Class Size: The Biggest Day-to-Day Difference

Small class sizes are the single most consistent advantage Texas private schools hold over public schools. The average Texas public high school classroom contains 20 to 28 students per teacher, according to TEA district-level data.

Many Texas private schools maintain student-to-teacher ratios of 10:1 or lower, meaning a teacher can identify when a specific student is struggling, adjust pacing, and build the kind of relationship that changes academic trajectories.

For students who have been overlooked in a large classroom, moved too slowly through material they already understand, or needed more one-on-one time to grasp a concept, the shift to a small private school environment can be transformative. 

DFW private schools vs public schools

Self-Paced Curriculum

Texas public schools are built around a cohort model: every student in a given grade moves through the same content at the same pace on the same schedule.

This works well for students who align with that pace. It works poorly for students who are significantly ahead in some subjects, behind in others, or whose attention and energy don’t follow a 7-period bell schedule.

Private schools with self-paced curriculum models allow students to move through coursework at the speed that matches their actual ability, accelerating through content they’ve mastered and spending more time where they need it.

A student who is advanced in mathematics but needs more support in writing can pursue both needs simultaneously, rather than being held back in one area to keep pace with a class.

Self-paced learning also teaches independent study habits, a skill that directly correlate with college success and career performance.

The Cost Question: What TEFA Changes for Texas Families

The most significant barrier to private school in Texas has always been cost. Texas private high school tuition ranges widely, from approximately $8,000 per year at smaller independent schools to $35,000 or more at established college-preparatory institutions.

For most families, that cost has been prohibitive without financial aid.

The Texas Education Freedom Account (TEFA) program changes that equation. TEFA provides eligible Texas students with a state-funded education savings account that can be applied toward private school tuition, curriculum, and educational expenses.

For families who have been weighing public school against private school primarily on financial grounds, TEFA eligibility is the factor that makes private school a realistic option rather than a distant one.

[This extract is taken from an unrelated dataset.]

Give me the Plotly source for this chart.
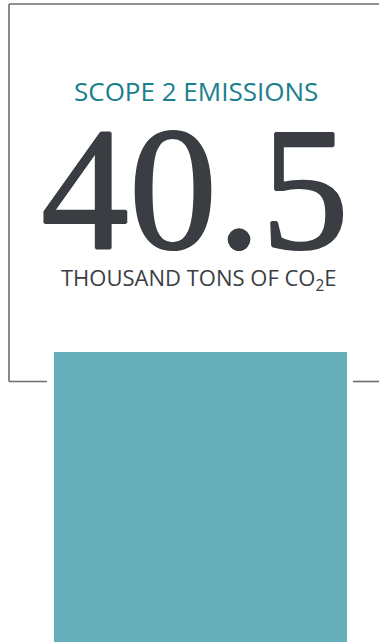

Families considering a private school should verify their child’s current eligibility status with the Texas Education Agency and confirm that the private school they are considering is an approved TEFA-participating institution before making enrollment decisions.

It is also important to note that the TEFA application window is only open for a few weeks in early February to early March. Once that window is past you cannot apply until the next year.

DFW private school students on a field trip

What Public School Does Better

A complete comparison requires acknowledging where Texas public schools hold real advantages.

Large public high schools typically offer a wider range of Advanced Placement courses, UIL athletic programs, performing arts programs, and peer diversity that smaller private schools cannot match.

For students who are socially thriving, academically well-served, and looking for breadth of opportunity, the public school experience is often excellent and free.

Private school is not the right answer for every student.

It is the right answer for students whose specific learning needs, career goals, or personal circumstances are not being met in a traditional public school environment and whose families have explored the financial options, including TEFA, to make it work.

How to Evaluate Whether a Texas Private School Is the Right Move

For families actively comparing options, the following questions help clarify the decision:

  • Learning environment: Does your child need a smaller, more individualized setting to reach their potential?
  • Mission alignment: Is there a specific academic mission or career pathway that aligns with your child’s goals?
  • Financial viability: Have you confirmed your family’s TEFA eligibility through the Texas Education Agency?
  • Accreditation: Does the private school hold regional accreditation, and will its transcripts and credits transfer if needed?
  • Structure and pacing: What is the school’s student-to-teacher ratio, and how does the curriculum adapt to individual student pace?

The Bottom Line

Texas private schools and Texas public schools are built for different students. Public schools offer breadth, community, and no tuition cost. Private schools offer smaller classes, curriculum flexibility, and mission-driven learning environments, at a cost that TEFA is making more manageable for eligible families.

The right choice is the one that matches your child’s learning style, academic needs, and long-term goals, not the one that is most convenient or most familiar.